Page MenuHomePhabricator

Flow: don't perform reads on DB_MASTER
Closed, DeclinedPublic

Description

There's a couple of places where we perform read queries against DB_MASTER. We shouldn't be doing that, it kind of defeats the purpose of having slave DBs anyway, if we keep directing reads to the same master server, and it may eventually get overloaded.

Breaking down the problem:

  • we have to make sure no (potentially) lagged slave data is cached.
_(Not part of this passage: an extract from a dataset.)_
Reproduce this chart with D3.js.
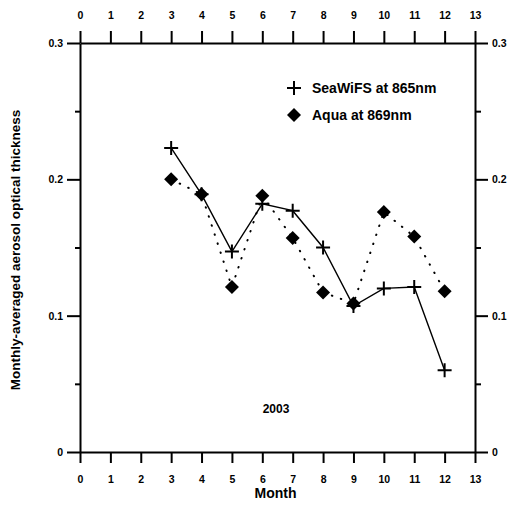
<!DOCTYPE html>
<html>
<head>
<meta charset="utf-8">
<script src="https://cdn.jsdelivr.net/npm/d3@7"></script>
<style>
  body { margin: 0; background: #fff; }
  text { font-family: "Liberation Sans", Arial, sans-serif; font-weight: bold; fill: #000; }
</style>
</head>
<body>
<div id="container"></div>
<script>
// data
const months = [3, 4, 5, 6, 7, 8, 9, 10, 11, 12];
const seawifs = [0.223, 0.189, 0.147, 0.182, 0.177, 0.150, 0.107, 0.120, 0.121, 0.060];
const aqua = [0.200, 0.189, 0.121, 0.188, 0.157, 0.117, 0.109, 0.176, 0.158, 0.118];
const xTicks = d3.range(0, 14);
const yTicks = [0, 0.1, 0.2, 0.3];
const yMinor = [0.05, 0.15, 0.25];
const yLabels = ["0", "0.1", "0.2", "0.3"];

// layout
const svgWidth = 523;
const svgHeight = 507;
const plotLeft = 80, plotRight = 475, plotTop = 43, plotBottom = 452;

const x = d3.scaleLinear().domain([0, 13]).range([plotLeft, plotRight]);
const y = d3.scaleLinear().domain([0, 0.3]).range([plotBottom, plotTop]);

const svg = d3.select("#container").append("svg")
  .attr("width", svgWidth)
  .attr("height", svgHeight);

// axes
function styleAxis(g) {
  g.selectAll("path").attr("stroke", "#000").attr("stroke-width", 2);
  g.selectAll("line").attr("stroke", "#000").attr("stroke-width", 2);
  g.selectAll("text").attr("font-size", 10.5);
}

svg.append("g")
  .attr("transform", `translate(0,${plotBottom})`)
  .call(d3.axisBottom(x).tickValues(xTicks).tickSize(11).tickSizeOuter(0).tickPadding(13))
  .call(styleAxis);

svg.append("g")
  .attr("transform", `translate(0,${plotTop})`)
  .call(d3.axisTop(x).tickValues(xTicks).tickSize(12).tickSizeOuter(0).tickPadding(12))
  .call(styleAxis);

svg.append("g")
  .attr("transform", `translate(${plotLeft},0)`)
  .call(d3.axisLeft(y).tickValues(yTicks).tickFormat((d, i) => yLabels[i]).tickSize(13).tickSizeOuter(0).tickPadding(4))
  .call(styleAxis);

svg.append("g")
  .attr("transform", `translate(${plotRight},0)`)
  .call(d3.axisRight(y).tickValues(yTicks).tickFormat((d, i) => yLabels[i]).tickSize(13).tickSizeOuter(0).tickPadding(4))
  .call(styleAxis);

// minor ticks on y
svg.append("g")
  .attr("transform", `translate(${plotLeft},0)`)
  .call(d3.axisLeft(y).tickValues(yMinor).tickSize(5).tickFormat(""))
  .call(styleAxis)
  .select(".domain").remove();

svg.append("g")
  .attr("transform", `translate(${plotRight},0)`)
  .call(d3.axisRight(y).tickValues(yMinor).tickSize(6).tickFormat(""))
  .call(styleAxis)
  .select(".domain").remove();

// axis titles
svg.append("text")
  .attr("x", (plotLeft + plotRight) / 2 - 2)
  .attr("y", 498)
  .attr("text-anchor", "middle")
  .attr("font-size", 14)
  .text("Month");

svg.append("text")
  .attr("transform", `translate(20,250) rotate(-90)`)
  .attr("text-anchor", "middle")
  .attr("font-size", 13.5)
  .text("Monthly-averaged aerosol optical thickness");

svg.append("text")
  .attr("x", 276)
  .attr("y", 413)
  .attr("text-anchor", "middle")
  .attr("font-size", 12)
  .text("2003");

// lines
const line = d3.line().x(d => x(d[0])).y(d => y(d[1]));

svg.append("path")
  .datum(months.map((m, i) => [m, seawifs[i]]))
  .attr("fill", "none")
  .attr("stroke", "#000")
  .attr("stroke-width", 1.4)
  .attr("d", line);

svg.append("path")
  .datum(months.map((m, i) => [m, aqua[i]]))
  .attr("fill", "none")
  .attr("stroke", "#000")
  .attr("stroke-width", 2)
  .attr("stroke-linecap", "round")
  .attr("stroke-dasharray", "0.5 9")
  .attr("d", line);

// markers
const crossPath = "M-7,0H7M0,-7V7";
const diamondPath = "M0,-7L7,0L0,7L-7,0Z";

svg.append("g").selectAll("path")
  .data(months.map((m, i) => [m, aqua[i]]))
  .join("path")
  .attr("transform", d => `translate(${x(d[0])},${y(d[1])})`)
  .attr("d", diamondPath)
  .attr("fill", "#000");

svg.append("g").selectAll("path")
  .data(months.map((m, i) => [m, seawifs[i]]))
  .join("path")
  .attr("transform", d => `translate(${x(d[0])},${y(d[1])})`)
  .attr("d", crossPath)
  .attr("stroke", "#000")
  .attr("stroke-width", 2)
  .attr("fill", "none");

// legend
const legend = svg.append("g");
legend.append("path")
  .attr("transform", "translate(294,88)")
  .attr("d", crossPath)
  .attr("stroke", "#000")
  .attr("stroke-width", 2);
legend.append("text")
  .attr("x", 312)
  .attr("y", 93)
  .attr("font-size", 14)
  .text("SeaWiFS at 865nm");
legend.append("path")
  .attr("transform", "translate(294,115)")
  .attr("d", diamondPath)
  .attr("fill", "#000");
legend.append("text")
  .attr("x", 312)
  .attr("y", 120)
  .attr("font-size", 14)
  .text("Aqua at 869nm");
</script>
</body>
</html>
We only cache DB-hits, not DB-misses. That's good, this means that if a lagged DB says some data is not there, that won't be saved to cache where it could persist for 3 more days. Instead, as soon as slave DBs have caught up, the most recent changes will appear.

However, there may be cases where we've *updated* existing DB data. In that case, it may still be possible for a lagged DB server to respond with (outdated) data that will be stored in cache until it expires.

  • we have to make sure chronology is respected.

Core has ChronologyProtector in place to make sure that every consecutive request is always served by a DB at least as recent as the previous request. This already works on external DBs too (https://gerrit.wikimedia.org/r/#/c/58691/)

  • we have to make sure same-request queries don't query lagged slaves after data was written to master.

ChronologyProtector only kicks in at the beginning of a request, not for every query. So when we're performing writes to DB_MASTER, we should make sure that any follow-up read query to DB_SLAVE is to a slave that is at least in the same state DB_MASTER is in.

In AFTv5, I've fixed this by checking in the own getDB() wrapper. If $db is DB_MASTER, I
mark some variable as true, and make sure that any follow-up DB_SLAVE call is converted to DB_MASTER if that variable was set to true. This auto-direct all (and only those) calls to DB_SLAVE if we've just written new data to master.
That code is at: https://git.wikimedia.org/blob/mediawiki%2Fextensions%2FArticleFeedbackv5/60ea34d65207b5b71a6a617ff0a2129326ac9442/data%2FDataModelBackend.LBFactory.php#L36

We should address #3, and make sure that #1 can never happen.

Anything else I missed?


Version: unspecified
Severity: normal

Details

Reference
bz62528

Event Timeline

bzimport raised the priority of this task from to Medium.Nov 22 2014, 3:00 AM
bzimport set Reference to bz62528.
bzimport added a subscriber: Unknown Object (MLST).

And, obviously, after those issues have been fixed, we should actually change all getDB( DB_MASTER ) calls for read-purposes to DB_SLAVE ;)

I think we've got this pretty much covered ATM. Let's close this and file new bugs should specific issues arise later.